By Kevin Hume.
Wednesday, May 5, 2010-Reprinted from Full article.)
Junior college newspapers in the Bay Area undergo rapid changes each semester, according to a former student president of the Journalism Association of Community Colleges.
"Although a certain percentage of students (at community colleges) will be very interested (in journalism), it usually doesn't reflect the larger student body," William Cooley said.
Cooley, a senior photojournalism major at SJSU, said he was student president of the association from 2007 to 2008 while attending Santa Rosa Junior College.
Junior college newspapers are greatly affected by budget fluctuations, he said.
He said funding for college newspapers usually comes from a stipend of varying value from the state, advertisements the papers sell and from school budgets.
"Some schools, because of budget cuts, have sought to take money away from programs or to decrease those stipends," he said. "That has an impact."
Budget cuts have created an influx of non-journalism students joining the junior college paper because of other programs being cut, Cooley said.
"It provides them an opportunity to gain general ed units that they can apply to their studies," he said. "In the past, a lot of people were like, 'Oh, I don't want to take journalism. I'll take something else.' Well, if that something else is full or is not offered at all anymore, journalism becomes a viable opportunity for students."
The performance of a newspaper can affect whether it will stay or be eliminated, he said.
"When a newspaper on a community college campus is perceived as either unethical, or a waste of money, or the students are doing a very unprofessional job, it creates a climate in which cutting the newspaper is not a hard decision," he said.
At Ohlone College in Fremont, the budget isn't the only issue affecting the paper's survival, according to the paper's adviser.
"They're hiring someone at 60 percent, a part-timer, to be the adviser of the newspaper," said Bill Parks, who is retiring after 15 years.
Parks said he isn't sure if "Midnight," Ohlone's student-run magazine, will continue.
"There's never been a regular budget for the magazine," he said. "We've sold ads and scrounged in order to pay for the magazine."
Parks said there will most likely be fewer editions of the Ohlone College Monitor, the school newspaper, next semester.
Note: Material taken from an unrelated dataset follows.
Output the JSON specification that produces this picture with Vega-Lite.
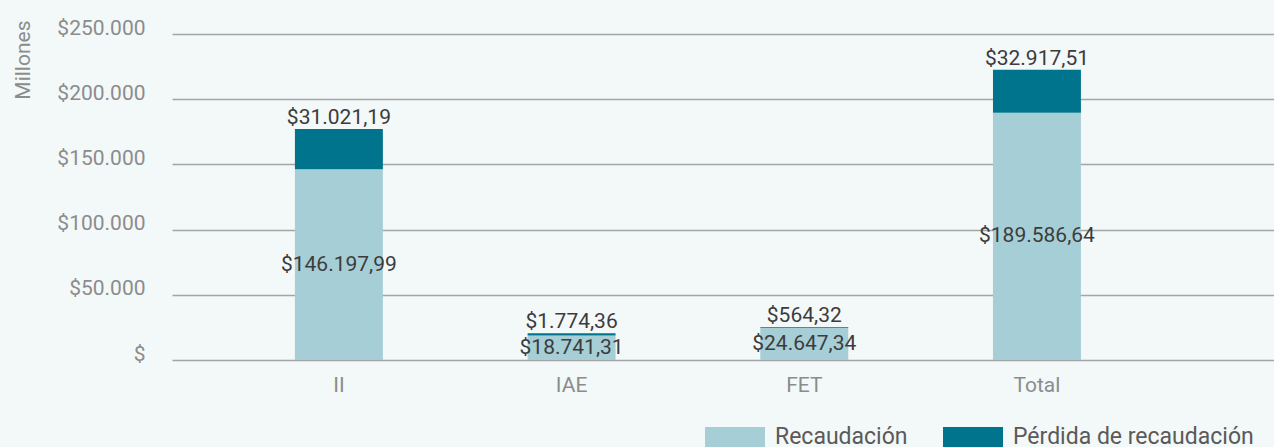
{
  "$schema": "https://vega.github.io/schema/vega-lite/v6.json",
  "width": 1102,
  "height": 326,
  "autosize": {"type": "none"},
  "padding": {"left": 172, "top": 34, "right": 0, "bottom": 87},
  "background": "#f3f8f9",
  "config": {
    "locale": {"number": {"decimal": ",", "thousands": ".", "grouping": [3], "currency": ["$", ""]}},
    "view": {"stroke": null},
    "font": "Roboto",
    "axisY": {
      "grid": true,
      "gridColor": "#a5a5a5",
      "gridWidth": 1.5,
      "domain": false,
      "ticks": false,
      "labelPadding": 27,
      "labelFontSize": 21,
      "labelFont": "Roboto",
      "labelColor": "#8c8c8c",
      "labelBaseline": "alphabetic",
      "titleFontSize": 21,
      "titleFont": "Roboto",
      "titleFontWeight": "normal",
      "titleColor": "#8c8c8c",
      "titleAlign": "right",
      "titleAngle": -90,
      "titleBaseline": "middle",
      "titleX": -149,
      "titleY": -14
    }
  },
  "data": {
    "values": [
      {"categoria": "II", "serie": "Recaudación", "valor": 146197.99},
      {"categoria": "II", "serie": "Pérdida de recaudación", "valor": 31021.19},
      {"categoria": "IAE", "serie": "Recaudación", "valor": 18741.31},
      {"categoria": "IAE", "serie": "Pérdida de recaudación", "valor": 1774.36},
      {"categoria": "FET", "serie": "Recaudación", "valor": 24647.34},
      {"categoria": "FET", "serie": "Pérdida de recaudación", "valor": 564.32},
      {"categoria": "Total", "serie": "Recaudación", "valor": 189586.64},
      {"categoria": "Total", "serie": "Pérdida de recaudación", "valor": 32917.51}
    ]
  },
  "transform": [
    {"stack": "valor", "groupby": ["categoria"], "sort": [{"field": "serie", "order": "descending"}], "as": ["v0", "v1"]},
    {"calculate": "(datum.v0 + datum.v1) / 2", "as": "vmid"}
  ],
  "encoding": {
    "x": {
      "field": "categoria",
      "type": "nominal",
      "sort": ["II", "IAE", "FET", "Total"],
      "scale": {"paddingInner": 0.622, "paddingOuter": 0.679, "align": 0.389},
      "axis": {
        "title": null,
        "labelAngle": 0,
        "domain": false,
        "ticks": false,
        "labelColor": "#8c8c8c",
        "labelFontSize": 21,
        "labelFont": "Roboto",
        "labelPadding": 14
      }
    }
  },
  "layer": [
    {
      "mark": {"type": "bar"},
      "encoding": {
        "y": {
          "field": "v1",
          "type": "quantitative",
          "title": "Millones",
          "scale": {"domain": [0, 250000], "nice": false},
          "axis": {
            "values": [0, 50000, 100000, 150000, 200000, 250000],
            "format": "$,.0f",
            "labelExpr": "datum.value == 0 ? '$' : datum.label"
          }
        },
        "y2": {"field": "v0"},
        "color": {
          "field": "serie",
          "type": "nominal",
          "scale": {"domain": ["Recaudación", "Pérdida de recaudación"], "range": ["#a6ced6", "#00748c"]},
          "legend": {
            "title": null,
            "orient": "none",
            "direction": "horizontal",
            "legendX": 533,
            "legendY": 373,
            "symbolType": "M-1,-0.333L1,-0.333L1,0.333L-1,0.333Z",
            "symbolSize": 3600,
            "symbolStrokeWidth": 0,
            "labelFontSize": 23,
            "labelFont": "Roboto",
            "labelColor": "#5a5a5a",
            "labelOffset": 10,
            "columnPadding": 35,
            "labelLimit": 400
          }
        }
      }
    },
    {
      "transform": [{"filter": "datum.serie == 'Recaudación'"}],
      "mark": {"type": "text", "fontSize": 21, "font": "Roboto", "color": "#3c3c3c", "baseline": "middle"},
      "encoding": {
        "y": {
          "field": "vmid",
          "type": "quantitative",
          "title": "Millones",
          "axis": {
            "values": [0, 50000, 100000, 150000, 200000, 250000],
            "format": "$,.0f",
            "labelExpr": "datum.value == 0 ? '$' : datum.label"
          }
        },
        "text": {"field": "valor", "type": "quantitative", "format": "$,.2f"}
      }
    },
    {
      "transform": [{"filter": "datum.serie == 'Pérdida de recaudación'"}],
      "mark": {"type": "text", "fontSize": 21, "font": "Roboto", "color": "#3c3c3c", "baseline": "alphabetic", "dy": -5},
      "encoding": {
        "y": {
          "field": "v1",
          "type": "quantitative",
          "title": "Millones",
          "axis": {
            "values": [0, 50000, 100000, 150000, 200000, 250000],
            "format": "$,.0f",
            "labelExpr": "datum.value == 0 ? '$' : datum.label"
          }
        },
        "text": {"field": "valor", "type": "quantitative", "format": "$,.2f"}
      }
    }
  ]
}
"There will be more (editions) online," he said. "It's such a struggle getting the print edition out. We've never quite made it up to the next level where the online edition then becomes the lead. I'm hoping that will happen under the new (adviser)."
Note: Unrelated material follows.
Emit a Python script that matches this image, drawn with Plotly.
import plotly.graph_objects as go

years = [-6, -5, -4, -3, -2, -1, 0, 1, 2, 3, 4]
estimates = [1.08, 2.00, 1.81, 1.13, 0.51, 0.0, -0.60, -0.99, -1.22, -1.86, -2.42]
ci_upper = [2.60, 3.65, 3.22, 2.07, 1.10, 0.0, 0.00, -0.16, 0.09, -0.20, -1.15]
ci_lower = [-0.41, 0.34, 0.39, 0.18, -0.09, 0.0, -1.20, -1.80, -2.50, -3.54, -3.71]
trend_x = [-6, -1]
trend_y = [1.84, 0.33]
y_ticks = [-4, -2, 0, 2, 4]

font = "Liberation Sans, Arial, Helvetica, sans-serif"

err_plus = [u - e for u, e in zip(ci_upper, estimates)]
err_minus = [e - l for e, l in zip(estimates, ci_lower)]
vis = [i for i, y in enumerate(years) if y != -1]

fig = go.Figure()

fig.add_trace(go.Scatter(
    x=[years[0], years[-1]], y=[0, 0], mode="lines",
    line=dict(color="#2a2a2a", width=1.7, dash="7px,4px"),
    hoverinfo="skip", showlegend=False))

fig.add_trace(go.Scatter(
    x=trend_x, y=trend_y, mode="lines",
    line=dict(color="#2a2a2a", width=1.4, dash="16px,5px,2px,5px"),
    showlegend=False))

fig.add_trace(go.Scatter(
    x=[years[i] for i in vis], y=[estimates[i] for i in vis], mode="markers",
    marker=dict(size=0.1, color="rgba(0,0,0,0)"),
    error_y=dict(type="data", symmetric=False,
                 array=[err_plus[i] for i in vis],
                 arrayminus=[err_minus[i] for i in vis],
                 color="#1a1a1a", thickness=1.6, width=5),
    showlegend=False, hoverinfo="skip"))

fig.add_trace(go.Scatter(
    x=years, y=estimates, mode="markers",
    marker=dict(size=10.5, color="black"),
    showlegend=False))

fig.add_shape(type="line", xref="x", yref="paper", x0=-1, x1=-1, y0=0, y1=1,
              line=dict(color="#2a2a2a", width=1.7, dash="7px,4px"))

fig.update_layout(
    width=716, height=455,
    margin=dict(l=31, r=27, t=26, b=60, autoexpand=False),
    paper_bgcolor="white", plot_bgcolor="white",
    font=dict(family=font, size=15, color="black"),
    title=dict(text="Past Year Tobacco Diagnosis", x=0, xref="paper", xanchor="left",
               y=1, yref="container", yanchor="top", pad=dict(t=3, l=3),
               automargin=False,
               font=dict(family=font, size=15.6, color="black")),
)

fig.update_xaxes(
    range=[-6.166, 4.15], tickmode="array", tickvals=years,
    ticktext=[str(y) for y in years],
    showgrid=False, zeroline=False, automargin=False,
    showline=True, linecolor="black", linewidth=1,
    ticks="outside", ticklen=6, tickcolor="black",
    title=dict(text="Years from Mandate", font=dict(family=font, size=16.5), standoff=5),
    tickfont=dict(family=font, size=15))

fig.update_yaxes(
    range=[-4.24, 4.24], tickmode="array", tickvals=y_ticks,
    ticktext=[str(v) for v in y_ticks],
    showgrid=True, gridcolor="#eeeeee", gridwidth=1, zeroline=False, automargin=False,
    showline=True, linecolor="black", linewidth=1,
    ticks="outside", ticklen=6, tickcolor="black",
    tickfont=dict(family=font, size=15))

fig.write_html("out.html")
Parks said community college papers need to be modeled after what's happening in the journalism industry.
"And what's going on in the business is that newspapers are going broke," he said. "The money isn't there. They're doing more online. For better or for worse, I think that's the way the Monitor will go and needs to go."
He said enrollment in the newspaper has been through the roof, but he echoed Cooley's earlier statements on increased enrollment because of a lack of classes.
"Because there's so many other classes that are closed, they've cut back on so many other classes, we had standing room only in here on the first day of class," he said. "Enrollment isn't a problem. Class availability is a problem."
Manika Casterline, a sophomore at Ohlone and news editor for the Monitor, said Ohlone and the Monitor are affected by the budget.
"This particular college is facing a $2.6 million budget deficit," she said. "In terms of journalism classes, we're getting people who aren't as committed in terms of (the) newspaper. It's more like they need to take a journalism class or whatever to fulfill requirements."
Casterline said she is worried about the state of the newspaper once Parks is gone.
"I'm concerned about the future of this particular paper just because I feel so deeply invested in it," she said. "I really would like to continue on (at the Monitor). I just don't really know, because the future's really uncertain right now as to what direction a new adviser would want to go in."
Parks said the Monitor won't go away with his departure.
"The administration on this campus like the Monitor," he said.
Donovan Farnham contributed to this story.